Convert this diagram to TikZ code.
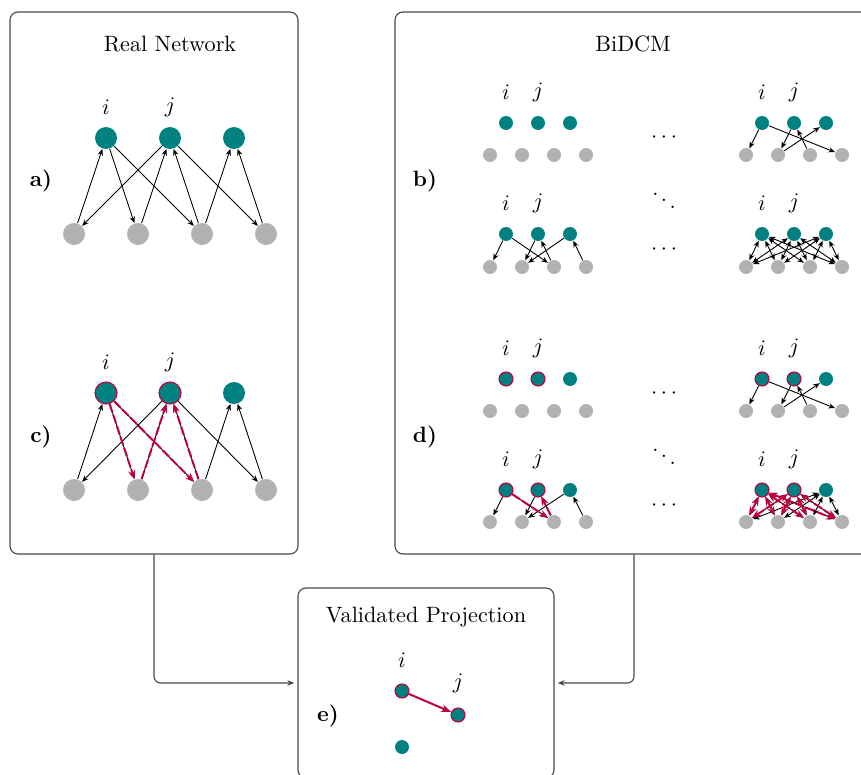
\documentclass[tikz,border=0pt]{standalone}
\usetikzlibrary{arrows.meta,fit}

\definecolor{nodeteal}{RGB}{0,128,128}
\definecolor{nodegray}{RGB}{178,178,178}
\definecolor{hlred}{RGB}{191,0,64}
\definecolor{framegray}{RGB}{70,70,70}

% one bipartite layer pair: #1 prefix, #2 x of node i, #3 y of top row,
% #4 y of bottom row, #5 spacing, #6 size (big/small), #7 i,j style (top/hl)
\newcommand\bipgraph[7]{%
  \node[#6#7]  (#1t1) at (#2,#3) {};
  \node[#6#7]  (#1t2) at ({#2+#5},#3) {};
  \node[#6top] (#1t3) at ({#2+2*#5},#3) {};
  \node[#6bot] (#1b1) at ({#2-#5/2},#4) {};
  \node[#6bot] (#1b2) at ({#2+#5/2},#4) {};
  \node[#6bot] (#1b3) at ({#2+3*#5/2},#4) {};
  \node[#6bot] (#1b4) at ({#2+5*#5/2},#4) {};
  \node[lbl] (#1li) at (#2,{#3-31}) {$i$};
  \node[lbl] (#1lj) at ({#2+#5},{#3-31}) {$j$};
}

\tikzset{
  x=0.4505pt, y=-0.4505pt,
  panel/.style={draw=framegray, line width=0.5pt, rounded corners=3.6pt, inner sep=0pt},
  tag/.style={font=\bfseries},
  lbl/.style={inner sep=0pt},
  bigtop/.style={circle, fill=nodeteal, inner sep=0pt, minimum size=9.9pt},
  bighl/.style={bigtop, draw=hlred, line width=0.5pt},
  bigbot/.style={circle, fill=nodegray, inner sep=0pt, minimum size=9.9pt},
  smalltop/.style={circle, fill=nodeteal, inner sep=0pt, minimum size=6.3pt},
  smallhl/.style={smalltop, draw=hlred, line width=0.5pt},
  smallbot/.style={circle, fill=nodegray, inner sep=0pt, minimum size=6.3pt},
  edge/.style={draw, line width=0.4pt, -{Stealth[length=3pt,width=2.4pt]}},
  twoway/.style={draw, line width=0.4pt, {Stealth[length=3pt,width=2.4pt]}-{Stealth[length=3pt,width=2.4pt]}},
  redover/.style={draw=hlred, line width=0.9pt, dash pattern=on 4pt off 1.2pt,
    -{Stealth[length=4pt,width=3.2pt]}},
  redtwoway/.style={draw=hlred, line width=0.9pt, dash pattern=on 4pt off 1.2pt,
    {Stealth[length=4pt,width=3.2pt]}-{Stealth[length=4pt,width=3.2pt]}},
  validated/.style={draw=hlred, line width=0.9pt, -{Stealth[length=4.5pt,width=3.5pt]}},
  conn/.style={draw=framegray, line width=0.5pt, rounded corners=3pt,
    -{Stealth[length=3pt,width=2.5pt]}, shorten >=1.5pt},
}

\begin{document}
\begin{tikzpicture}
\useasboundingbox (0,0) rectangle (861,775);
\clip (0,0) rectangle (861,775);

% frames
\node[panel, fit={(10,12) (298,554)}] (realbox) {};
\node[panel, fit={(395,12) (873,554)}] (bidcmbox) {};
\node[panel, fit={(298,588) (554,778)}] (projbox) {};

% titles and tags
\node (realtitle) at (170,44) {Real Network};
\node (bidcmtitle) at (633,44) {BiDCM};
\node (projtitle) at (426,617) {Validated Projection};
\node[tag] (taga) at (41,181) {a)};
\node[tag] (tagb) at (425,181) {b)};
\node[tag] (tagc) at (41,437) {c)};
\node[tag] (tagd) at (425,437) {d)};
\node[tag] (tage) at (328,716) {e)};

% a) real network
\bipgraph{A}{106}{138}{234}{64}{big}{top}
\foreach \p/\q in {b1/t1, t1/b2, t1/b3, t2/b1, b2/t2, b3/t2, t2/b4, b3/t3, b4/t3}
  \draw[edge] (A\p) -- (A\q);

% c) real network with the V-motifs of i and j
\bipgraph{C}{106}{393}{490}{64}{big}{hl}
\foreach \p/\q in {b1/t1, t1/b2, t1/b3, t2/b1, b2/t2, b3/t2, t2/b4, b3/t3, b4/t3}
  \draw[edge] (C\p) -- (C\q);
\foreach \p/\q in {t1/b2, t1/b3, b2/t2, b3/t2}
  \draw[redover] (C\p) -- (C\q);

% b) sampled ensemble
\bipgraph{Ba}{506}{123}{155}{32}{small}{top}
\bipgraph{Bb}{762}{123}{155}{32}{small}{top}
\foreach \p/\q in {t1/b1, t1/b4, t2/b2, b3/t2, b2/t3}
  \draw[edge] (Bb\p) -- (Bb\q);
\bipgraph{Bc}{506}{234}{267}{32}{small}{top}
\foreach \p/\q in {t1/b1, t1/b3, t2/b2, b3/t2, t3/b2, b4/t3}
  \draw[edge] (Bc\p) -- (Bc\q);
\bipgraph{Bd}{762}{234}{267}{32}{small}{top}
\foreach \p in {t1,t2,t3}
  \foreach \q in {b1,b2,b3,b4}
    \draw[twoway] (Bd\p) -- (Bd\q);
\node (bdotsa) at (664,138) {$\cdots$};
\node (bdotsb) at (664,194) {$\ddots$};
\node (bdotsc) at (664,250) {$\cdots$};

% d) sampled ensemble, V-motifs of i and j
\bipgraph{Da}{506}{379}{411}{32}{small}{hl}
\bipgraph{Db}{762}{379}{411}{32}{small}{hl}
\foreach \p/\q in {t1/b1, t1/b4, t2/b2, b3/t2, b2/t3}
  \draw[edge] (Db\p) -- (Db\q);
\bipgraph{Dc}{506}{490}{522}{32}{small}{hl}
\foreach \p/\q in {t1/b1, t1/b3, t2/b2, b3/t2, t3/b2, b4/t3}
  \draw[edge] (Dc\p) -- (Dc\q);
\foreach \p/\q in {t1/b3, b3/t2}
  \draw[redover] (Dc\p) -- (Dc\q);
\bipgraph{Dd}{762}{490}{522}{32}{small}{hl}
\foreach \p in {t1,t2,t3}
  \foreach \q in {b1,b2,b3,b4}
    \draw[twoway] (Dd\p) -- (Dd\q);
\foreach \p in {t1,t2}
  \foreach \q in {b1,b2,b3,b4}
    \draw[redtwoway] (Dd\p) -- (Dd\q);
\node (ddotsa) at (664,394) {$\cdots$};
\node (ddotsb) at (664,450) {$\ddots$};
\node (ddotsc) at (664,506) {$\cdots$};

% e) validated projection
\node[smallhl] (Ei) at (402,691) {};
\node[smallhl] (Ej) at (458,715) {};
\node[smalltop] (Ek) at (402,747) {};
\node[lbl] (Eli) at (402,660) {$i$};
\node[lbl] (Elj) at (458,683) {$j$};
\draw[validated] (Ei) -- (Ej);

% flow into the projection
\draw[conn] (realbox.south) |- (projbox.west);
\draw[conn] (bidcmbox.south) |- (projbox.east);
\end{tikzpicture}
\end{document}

★ ★ ★ ★ ★ ★ ★

The exercise =>
In the copy, include no pictures; restate the listing above exactly.

Exercise response =>
Convert this diagram to TikZ code.
\documentclass[tikz,border=0pt]{standalone}
\usetikzlibrary{arrows.meta,fit}

\definecolor{nodeteal}{RGB}{0,128,128}
\definecolor{nodegray}{RGB}{178,178,178}
\definecolor{hlred}{RGB}{191,0,64}
\definecolor{framegray}{RGB}{70,70,70}

% one bipartite layer pair: #1 prefix, #2 x of node i, #3 y of top row,
% #4 y of bottom row, #5 spacing, #6 size (big/small), #7 i,j style (top/hl)
\newcommand\bipgraph[7]{%
  \node[#6#7]  (#1t1) at (#2,#3) {};
  \node[#6#7]  (#1t2) at ({#2+#5},#3) {};
  \node[#6top] (#1t3) at ({#2+2*#5},#3) {};
  \node[#6bot] (#1b1) at ({#2-#5/2},#4) {};
  \node[#6bot] (#1b2) at ({#2+#5/2},#4) {};
  \node[#6bot] (#1b3) at ({#2+3*#5/2},#4) {};
  \node[#6bot] (#1b4) at ({#2+5*#5/2},#4) {};
  \node[lbl] (#1li) at (#2,{#3-31}) {$i$};
  \node[lbl] (#1lj) at ({#2+#5},{#3-31}) {$j$};
}

\tikzset{
  x=0.4505pt, y=-0.4505pt,
  panel/.style={draw=framegray, line width=0.5pt, rounded corners=3.6pt, inner sep=0pt},
  tag/.style={font=\bfseries},
  lbl/.style={inner sep=0pt},
  bigtop/.style={circle, fill=nodeteal, inner sep=0pt, minimum size=9.9pt},
  bighl/.style={bigtop, draw=hlred, line width=0.5pt},
  bigbot/.style={circle, fill=nodegray, inner sep=0pt, minimum size=9.9pt},
  smalltop/.style={circle, fill=nodeteal, inner sep=0pt, minimum size=6.3pt},
  smallhl/.style={smalltop, draw=hlred, line width=0.5pt},
  smallbot/.style={circle, fill=nodegray, inner sep=0pt, minimum size=6.3pt},
  edge/.style={draw, line width=0.4pt, -{Stealth[length=3pt,width=2.4pt]}},
  twoway/.style={draw, line width=0.4pt, {Stealth[length=3pt,width=2.4pt]}-{Stealth[length=3pt,width=2.4pt]}},
  redover/.style={draw=hlred, line width=0.9pt, dash pattern=on 4pt off 1.2pt,
    -{Stealth[length=4pt,width=3.2pt]}},
  redtwoway/.style={draw=hlred, line width=0.9pt, dash pattern=on 4pt off 1.2pt,
    {Stealth[length=4pt,width=3.2pt]}-{Stealth[length=4pt,width=3.2pt]}},
  validated/.style={draw=hlred, line width=0.9pt, -{Stealth[length=4.5pt,width=3.5pt]}},
  conn/.style={draw=framegray, line width=0.5pt, rounded corners=3pt,
    -{Stealth[length=3pt,width=2.5pt]}, shorten >=1.5pt},
}

\begin{document}
\begin{tikzpicture}
\useasboundingbox (0,0) rectangle (861,775);
\clip (0,0) rectangle (861,775);

% frames
\node[panel, fit={(10,12) (298,554)}] (realbox) {};
\node[panel, fit={(395,12) (873,554)}] (bidcmbox) {};
\node[panel, fit={(298,588) (554,778)}] (projbox) {};

% titles and tags
\node (realtitle) at (170,44) {Real Network};
\node (bidcmtitle) at (633,44) {BiDCM};
\node (projtitle) at (426,617) {Validated Projection};
\node[tag] (taga) at (41,181) {a)};
\node[tag] (tagb) at (425,181) {b)};
\node[tag] (tagc) at (41,437) {c)};
\node[tag] (tagd) at (425,437) {d)};
\node[tag] (tage) at (328,716) {e)};

% a) real network
\bipgraph{A}{106}{138}{234}{64}{big}{top}
\foreach \p/\q in {b1/t1, t1/b2, t1/b3, t2/b1, b2/t2, b3/t2, t2/b4, b3/t3, b4/t3}
  \draw[edge] (A\p) -- (A\q);

% c) real network with the V-motifs of i and j
\bipgraph{C}{106}{393}{490}{64}{big}{hl}
\foreach \p/\q in {b1/t1, t1/b2, t1/b3, t2/b1, b2/t2, b3/t2, t2/b4, b3/t3, b4/t3}
  \draw[edge] (C\p) -- (C\q);
\foreach \p/\q in {t1/b2, t1/b3, b2/t2, b3/t2}
  \draw[redover] (C\p) -- (C\q);

% b) sampled ensemble
\bipgraph{Ba}{506}{123}{155}{32}{small}{top}
\bipgraph{Bb}{762}{123}{155}{32}{small}{top}
\foreach \p/\q in {t1/b1, t1/b4, t2/b2, b3/t2, b2/t3}
  \draw[edge] (Bb\p) -- (Bb\q);
\bipgraph{Bc}{506}{234}{267}{32}{small}{top}
\foreach \p/\q in {t1/b1, t1/b3, t2/b2, b3/t2, t3/b2, b4/t3}
  \draw[edge] (Bc\p) -- (Bc\q);
\bipgraph{Bd}{762}{234}{267}{32}{small}{top}
\foreach \p in {t1,t2,t3}
  \foreach \q in {b1,b2,b3,b4}
    \draw[twoway] (Bd\p) -- (Bd\q);
\node (bdotsa) at (664,138) {$\cdots$};
\node (bdotsb) at (664,194) {$\ddots$};
\node (bdotsc) at (664,250) {$\cdots$};

% d) sampled ensemble, V-motifs of i and j
\bipgraph{Da}{506}{379}{411}{32}{small}{hl}
\bipgraph{Db}{762}{379}{411}{32}{small}{hl}
\foreach \p/\q in {t1/b1, t1/b4, t2/b2, b3/t2, b2/t3}
  \draw[edge] (Db\p) -- (Db\q);
\bipgraph{Dc}{506}{490}{522}{32}{small}{hl}
\foreach \p/\q in {t1/b1, t1/b3, t2/b2, b3/t2, t3/b2, b4/t3}
  \draw[edge] (Dc\p) -- (Dc\q);
\foreach \p/\q in {t1/b3, b3/t2}
  \draw[redover] (Dc\p) -- (Dc\q);
\bipgraph{Dd}{762}{490}{522}{32}{small}{hl}
\foreach \p in {t1,t2,t3}
  \foreach \q in {b1,b2,b3,b4}
    \draw[twoway] (Dd\p) -- (Dd\q);
\foreach \p in {t1,t2}
  \foreach \q in {b1,b2,b3,b4}
    \draw[redtwoway] (Dd\p) -- (Dd\q);
\node (ddotsa) at (664,394) {$\cdots$};
\node (ddotsb) at (664,450) {$\ddots$};
\node (ddotsc) at (664,506) {$\cdots$};

% e) validated projection
\node[smallhl] (Ei) at (402,691) {};
\node[smallhl] (Ej) at (458,715) {};
\node[smalltop] (Ek) at (402,747) {};
\node[lbl] (Eli) at (402,660) {$i$};
\node[lbl] (Elj) at (458,683) {$j$};
\draw[validated] (Ei) -- (Ej);

% flow into the projection
\draw[conn] (realbox.south) |- (projbox.west);
\draw[conn] (bidcmbox.south) |- (projbox.east);
\end{tikzpicture}
\end{document}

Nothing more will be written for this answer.